Tyrifjord videregaende skole students gain the highest grade average across the country.

Tenth-grade students at a church school in Norway gained the highest grade point average across the country during the past school year, according to statistics recently released by Norwegian education authorities.

The graduating class of Tyrifjord videregaende skole, a Seventh-day Adventist church school, had a GPA of 5.22 on a grading system where 6.0 is the top grade.

Jens Fossum was the contact teacher for the seven 15- and 16-year-olds in the class. It’s not just the students who do well, but the teacher gets top marks from the students.

Susan Ursett, principal of the Tyrifjord videregaende skole in Norway, said she is very proud of her students. She is pictured in the school vegetable garden, which provides vegetables for the cooked lunch the students are served daily. [Photo: Tor Tjeransen/ADAMS]

Susan Ursett, principal of the Tyrifjord videregaende skole in Norway, said she is very proud of her students.

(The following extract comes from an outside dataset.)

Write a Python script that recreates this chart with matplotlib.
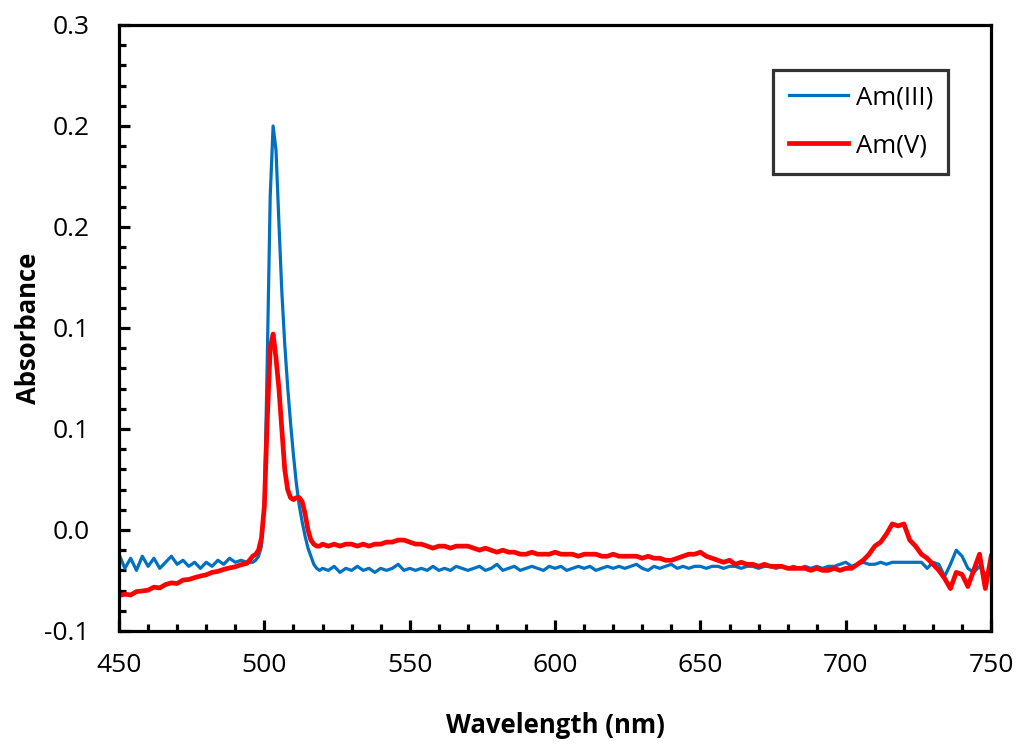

She is pictured in the school vegetable garden, which provides vegetables for the cooked lunch the students are served daily. [Photo: Tor Tjeransen/ADAMS]

“He is the best teacher I have ever had,” said Jonathan Havstein, who explained that the teacher adapted his teaching program for each student.

“He allowed us to learn in the way that suited us best,” Havstein explained. “This meant that some learned best by following as he explained in the classroom, while others learned best by reading the material on their own. Then the teacher made sure we all understood what we were learning.”

“There is no doubt that there was an excellent learning environment in the small class,” said Susan Ursett, principal of the school with 52 students and 10 teachers.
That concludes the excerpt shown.